I suppose that one could make the argument that the Linsanity phenomenon ended when Carmelo Anthony rejoined the New York Knicks’ lineup earlier this month, but now that Mike Woodson has replaced Mike D’Antoni on the bench, Jeremy Lin’s days of being the team’s offensive catalyst are a thing of the past.

Woodson announced the death knell of Linsanity in comments to reporters about the new system he will put in place, one that will see Anthony and Amar’e Stoudemire getting the lion’s share of touches and shots.

From SLAM contributor Jake Appleman, writing for the NY Times:

Woodson ran his first practice and began to make it clear to his players that this is now his team, at least for the rest of the season, and not Mike D’Antoni’s. That almost certainly means it will be a Knicks team that will slow things down on offense and run an isolation-heavy system more suited to Carmelo Anthony’s ball-dominating inclinations. “It’s everybody’s ball club,” Woodson said after practice Thursday, when he was asked if the Knicks were once again Anthony’s team, as they were before Jeremy Lin briefly took over. “I want everybody to feel comfortable. When I put a guy in the game, if he’s got a shot, I want him to feel comfortable about making that shot.”

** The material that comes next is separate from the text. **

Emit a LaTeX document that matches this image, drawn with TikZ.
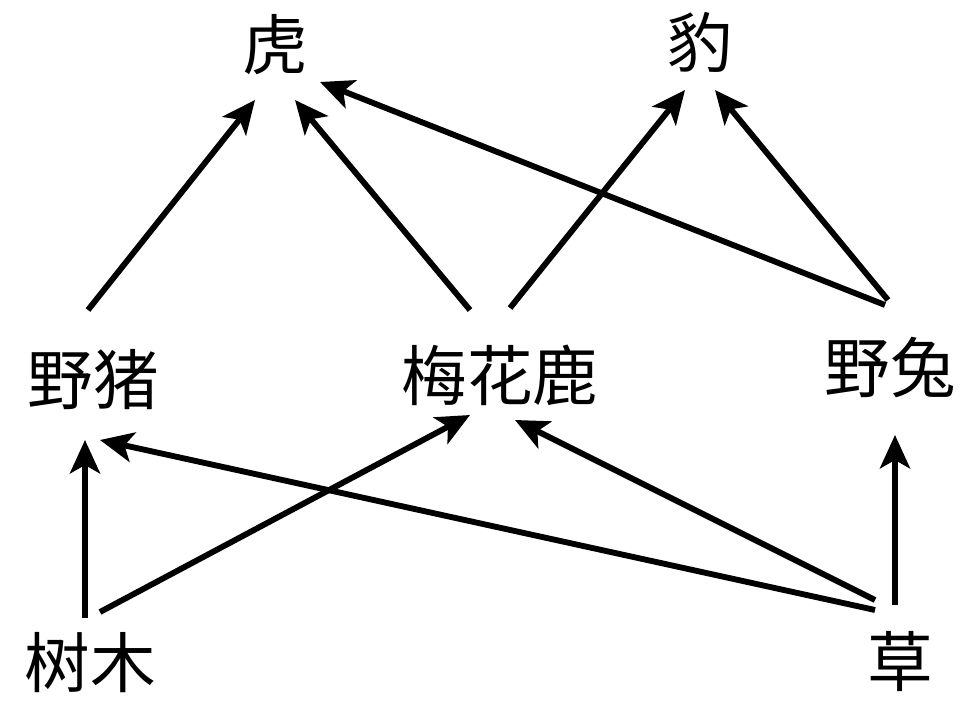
\documentclass[tikz,border=0pt]{standalone}
\usepackage{fontspec}
\setmainfont{Noto Sans CJK SC}
\usetikzlibrary{arrows.meta, positioning}
\tikzstyle{animal} = [inner sep = 0, font = \fontsize{56}{58}\selectfont]
\tikzstyle{eat} = [line width = 5pt, -{Stealth[length = 1cm, width = 0.9cm, inset = 0.25cm]}]

\begin{document}
\begin{tikzpicture}[x = 0.03cm, y = -0.03cm]
      \useasboundingbox (0, 0) rectangle (967, 707);
      % top
      \node [animal] (tiger) at (275, 45) {虎};
      \node [animal] (leopard) at (700, 42) {豹};
      % middle
      \node [animal] (boar) at (93, 380) {野猪};
      \node [animal] (deer) at (500, 375) {梅花鹿};
      \node [animal] (hare) at (890, 368) {野兔};
      % bottom
      \node [animal] (tree) at (90, 663) {树木};
      \node [animal] (grass) at (900, 662) {草};

      \draw [eat] ([shift = {(-5, -70)}]boar.center) -- ([shift = {(-20, 55)}]tiger.center);
      \draw [eat] ([shift = {(-30, -65)}]deer.center) -- ([shift = {(20, 55)}]tiger.center);
      \draw [eat] ([shift = {(-5, -63)}]hare.center) -- ([shift = {(45, 37)}]tiger.center);
      \draw [eat] ([shift = {(10, -67)}]deer.center) -- ([shift = {(-15, 48)}]leopard.center);
      \draw [eat] ([shift = {(-2, -68)}]hare.center) -- ([shift = {(15, 48)}]leopard.center);
      \draw [eat] ([shift = {(-5, -45)}]tree.center) -- ([shift = {(-8, 60)}]boar.center);
      \draw [eat] ([shift = {(10, -51)}]tree.center) -- ([shift = {(-30, 40)}]deer.center);
      \draw [eat] ([shift = {(-25, -52)}]grass.center) -- ([shift = {(7, 60)}]boar.center);
      \draw [eat] ([shift = {(-25, -62)}]grass.center) -- ([shift = {(15, 45)}]deer.center);
      \draw [eat] ([shift = {(-5, -57)}]grass.center) -- ([shift = {(5, 67)}]hare.center);
\end{tikzpicture}
\end{document}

But then he spoke more bluntly, saying that he wanted everybody to know that when “I’ve got to get a big shot, I’m going to go to Melo and Amar’e and guys that have done it,” a reference to Anthony and Amar’e Stoudemire. “A lot of these guys are young,” Woodson said in reference to their teammates. “They’re still trying to figure it out.”

Jeremy Lin momentarily appeared to have saved the Knicks’ season, leading them at one point to seven straight electrifying wins. But then Carmelo Anthony returned from injury, and it all went to hell during a nightmarish six-game losing streak, leading to the resignation of Mike D’Antoni.

Sad as this may be not just for Knicks fans, but for anyone who had fallen in love with the unbelievable-yet-true Jeremy Lin story, this is the way things were always supposed to be in New York. Team owner James Dolan didn’t gut the roster to acquire ‘Melo and STAT just to have them play second-fiddle to anyone else.

The Knicks will only go as far as Amar’e, Carmelo and Mike Woodson take them — frightening a thought as that may be for their fans.

Linsanity is dead; long live Linsanity.